# [Direction]
Transcribe all of the material exactly, except for its pictures.

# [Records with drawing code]
▼

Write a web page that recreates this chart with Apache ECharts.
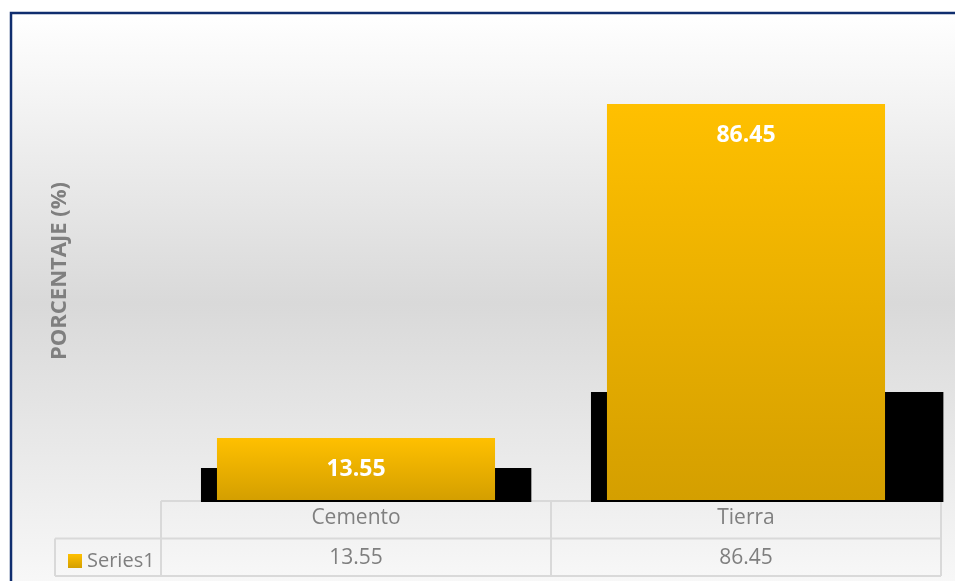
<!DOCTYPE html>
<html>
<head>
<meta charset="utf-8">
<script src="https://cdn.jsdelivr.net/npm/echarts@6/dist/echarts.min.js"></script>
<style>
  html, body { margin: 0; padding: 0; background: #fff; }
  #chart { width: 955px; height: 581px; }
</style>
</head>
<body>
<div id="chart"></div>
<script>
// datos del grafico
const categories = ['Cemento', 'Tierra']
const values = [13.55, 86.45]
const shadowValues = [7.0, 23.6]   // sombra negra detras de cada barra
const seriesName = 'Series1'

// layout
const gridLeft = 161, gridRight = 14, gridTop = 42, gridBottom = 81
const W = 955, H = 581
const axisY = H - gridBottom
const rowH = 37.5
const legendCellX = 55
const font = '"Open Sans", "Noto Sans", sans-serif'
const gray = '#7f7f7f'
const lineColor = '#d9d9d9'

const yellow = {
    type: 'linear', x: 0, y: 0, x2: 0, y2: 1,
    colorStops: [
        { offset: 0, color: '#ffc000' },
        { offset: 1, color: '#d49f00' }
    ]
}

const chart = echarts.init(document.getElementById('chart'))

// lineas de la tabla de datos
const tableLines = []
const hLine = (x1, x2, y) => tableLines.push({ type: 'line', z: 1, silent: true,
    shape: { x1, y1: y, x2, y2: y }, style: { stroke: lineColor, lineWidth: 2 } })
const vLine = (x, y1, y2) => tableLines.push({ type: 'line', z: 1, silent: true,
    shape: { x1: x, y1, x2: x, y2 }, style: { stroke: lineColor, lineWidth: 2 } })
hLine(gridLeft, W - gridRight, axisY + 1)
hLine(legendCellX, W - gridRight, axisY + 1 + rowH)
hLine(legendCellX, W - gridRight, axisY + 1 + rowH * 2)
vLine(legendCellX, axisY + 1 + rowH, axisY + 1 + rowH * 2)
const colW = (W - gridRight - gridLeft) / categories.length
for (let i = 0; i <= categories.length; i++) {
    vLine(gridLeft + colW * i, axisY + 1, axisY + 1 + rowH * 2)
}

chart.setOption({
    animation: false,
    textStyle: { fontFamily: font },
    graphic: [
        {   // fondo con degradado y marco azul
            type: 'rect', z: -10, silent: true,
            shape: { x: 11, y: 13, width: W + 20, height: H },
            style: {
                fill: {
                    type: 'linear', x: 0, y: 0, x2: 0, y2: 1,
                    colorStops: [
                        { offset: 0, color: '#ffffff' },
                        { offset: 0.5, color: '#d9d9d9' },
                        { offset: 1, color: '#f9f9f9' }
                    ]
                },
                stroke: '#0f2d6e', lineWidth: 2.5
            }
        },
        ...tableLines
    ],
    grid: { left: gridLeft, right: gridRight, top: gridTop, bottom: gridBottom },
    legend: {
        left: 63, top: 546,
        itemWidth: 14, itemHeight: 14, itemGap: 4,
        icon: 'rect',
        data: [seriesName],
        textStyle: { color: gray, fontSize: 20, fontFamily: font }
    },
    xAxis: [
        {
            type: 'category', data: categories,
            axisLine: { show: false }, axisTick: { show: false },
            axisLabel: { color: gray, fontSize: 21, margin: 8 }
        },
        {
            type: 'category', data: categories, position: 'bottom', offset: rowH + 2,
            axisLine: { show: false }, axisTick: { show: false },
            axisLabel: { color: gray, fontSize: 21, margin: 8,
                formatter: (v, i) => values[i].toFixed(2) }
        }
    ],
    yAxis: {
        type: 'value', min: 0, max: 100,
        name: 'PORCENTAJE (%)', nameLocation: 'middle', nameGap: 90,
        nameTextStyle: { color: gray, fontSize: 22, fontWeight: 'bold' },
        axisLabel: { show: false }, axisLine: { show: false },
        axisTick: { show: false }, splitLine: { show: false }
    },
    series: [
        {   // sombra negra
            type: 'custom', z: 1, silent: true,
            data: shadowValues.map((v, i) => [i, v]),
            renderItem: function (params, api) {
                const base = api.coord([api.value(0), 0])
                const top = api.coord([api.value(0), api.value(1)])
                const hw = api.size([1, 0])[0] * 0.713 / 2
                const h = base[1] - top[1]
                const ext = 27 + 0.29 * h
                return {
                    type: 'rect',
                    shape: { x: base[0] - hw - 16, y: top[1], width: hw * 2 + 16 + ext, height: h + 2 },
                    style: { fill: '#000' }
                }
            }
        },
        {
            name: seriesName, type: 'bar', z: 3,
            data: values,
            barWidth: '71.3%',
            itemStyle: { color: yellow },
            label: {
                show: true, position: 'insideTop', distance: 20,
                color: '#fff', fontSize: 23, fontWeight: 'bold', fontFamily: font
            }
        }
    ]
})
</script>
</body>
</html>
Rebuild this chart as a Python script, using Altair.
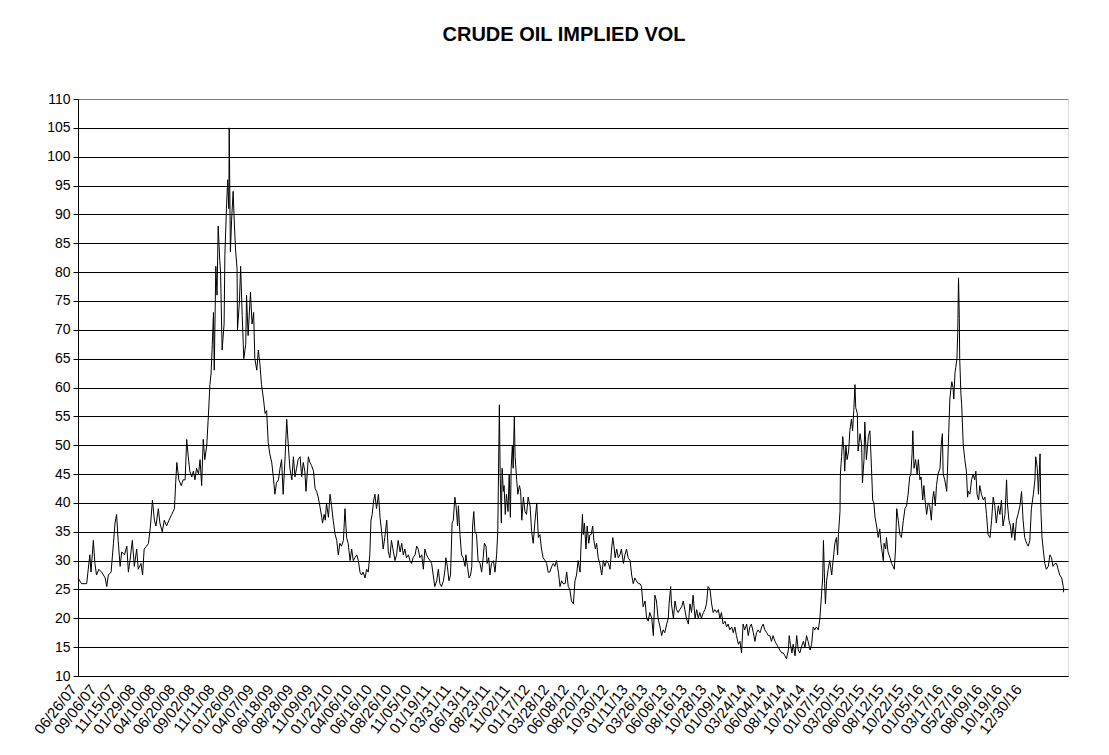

▲

# [Reply]
Write a web page that recreates this chart with Apache ECharts.
<!DOCTYPE html>
<html>
<head>
<meta charset="utf-8">
<script src="https://cdn.jsdelivr.net/npm/echarts@6/dist/echarts.min.js"></script>
<style>
  html, body { margin: 0; padding: 0; background: #fff; }
  #chart { width: 955px; height: 581px; }
</style>
</head>
<body>
<div id="chart"></div>
<script>
// datos del grafico
const categories = ['Cemento', 'Tierra']
const values = [13.55, 86.45]
const shadowValues = [7.0, 23.6]   // sombra negra detras de cada barra
const seriesName = 'Series1'

// layout
const gridLeft = 161, gridRight = 14, gridTop = 42, gridBottom = 81
const W = 955, H = 581
const axisY = H - gridBottom
const rowH = 37.5
const legendCellX = 55
const font = '"Open Sans", "Noto Sans", sans-serif'
const gray = '#7f7f7f'
const lineColor = '#d9d9d9'

const yellow = {
    type: 'linear', x: 0, y: 0, x2: 0, y2: 1,
    colorStops: [
        { offset: 0, color: '#ffc000' },
        { offset: 1, color: '#d49f00' }
    ]
}

const chart = echarts.init(document.getElementById('chart'))

// lineas de la tabla de datos
const tableLines = []
const hLine = (x1, x2, y) => tableLines.push({ type: 'line', z: 1, silent: true,
    shape: { x1, y1: y, x2, y2: y }, style: { stroke: lineColor, lineWidth: 2 } })
const vLine = (x, y1, y2) => tableLines.push({ type: 'line', z: 1, silent: true,
    shape: { x1: x, y1, x2: x, y2 }, style: { stroke: lineColor, lineWidth: 2 } })
hLine(gridLeft, W - gridRight, axisY + 1)
hLine(legendCellX, W - gridRight, axisY + 1 + rowH)
hLine(legendCellX, W - gridRight, axisY + 1 + rowH * 2)
vLine(legendCellX, axisY + 1 + rowH, axisY + 1 + rowH * 2)
const colW = (W - gridRight - gridLeft) / categories.length
for (let i = 0; i <= categories.length; i++) {
    vLine(gridLeft + colW * i, axisY + 1, axisY + 1 + rowH * 2)
}

chart.setOption({
    animation: false,
    textStyle: { fontFamily: font },
    graphic: [
        {   // fondo con degradado y marco azul
            type: 'rect', z: -10, silent: true,
            shape: { x: 11, y: 13, width: W + 20, height: H },
            style: {
                fill: {
                    type: 'linear', x: 0, y: 0, x2: 0, y2: 1,
                    colorStops: [
                        { offset: 0, color: '#ffffff' },
                        { offset: 0.5, color: '#d9d9d9' },
                        { offset: 1, color: '#f9f9f9' }
                    ]
                },
                stroke: '#0f2d6e', lineWidth: 2.5
            }
        },
        ...tableLines
    ],
    grid: { left: gridLeft, right: gridRight, top: gridTop, bottom: gridBottom },
    legend: {
        left: 63, top: 546,
        itemWidth: 14, itemHeight: 14, itemGap: 4,
        icon: 'rect',
        data: [seriesName],
        textStyle: { color: gray, fontSize: 20, fontFamily: font }
    },
    xAxis: [
        {
            type: 'category', data: categories,
            axisLine: { show: false }, axisTick: { show: false },
            axisLabel: { color: gray, fontSize: 21, margin: 8 }
        },
        {
            type: 'category', data: categories, position: 'bottom', offset: rowH + 2,
            axisLine: { show: false }, axisTick: { show: false },
            axisLabel: { color: gray, fontSize: 21, margin: 8,
                formatter: (v, i) => values[i].toFixed(2) }
        }
    ],
    yAxis: {
        type: 'value', min: 0, max: 100,
        name: 'PORCENTAJE (%)', nameLocation: 'middle', nameGap: 90,
        nameTextStyle: { color: gray, fontSize: 22, fontWeight: 'bold' },
        axisLabel: { show: false }, axisLine: { show: false },
        axisTick: { show: false }, splitLine: { show: false }
    },
    series: [
        {   // sombra negra
            type: 'custom', z: 1, silent: true,
            data: shadowValues.map((v, i) => [i, v]),
            renderItem: function (params, api) {
                const base = api.coord([api.value(0), 0])
                const top = api.coord([api.value(0), api.value(1)])
                const hw = api.size([1, 0])[0] * 0.713 / 2
                const h = base[1] - top[1]
                const ext = 27 + 0.29 * h
                return {
                    type: 'rect',
                    shape: { x: base[0] - hw - 16, y: top[1], width: hw * 2 + 16 + ext, height: h + 2 },
                    style: { fill: '#000' }
                }
            }
        },
        {
            name: seriesName, type: 'bar', z: 3,
            data: values,
            barWidth: '71.3%',
            itemStyle: { color: yellow },
            label: {
                show: true, position: 'insideTop', distance: 20,
                color: '#fff', fontSize: 23, fontWeight: 'bold', fontFamily: font
            }
        }
    ]
})
</script>
</body>
</html>
Rebuild this chart as a Python script, using Altair.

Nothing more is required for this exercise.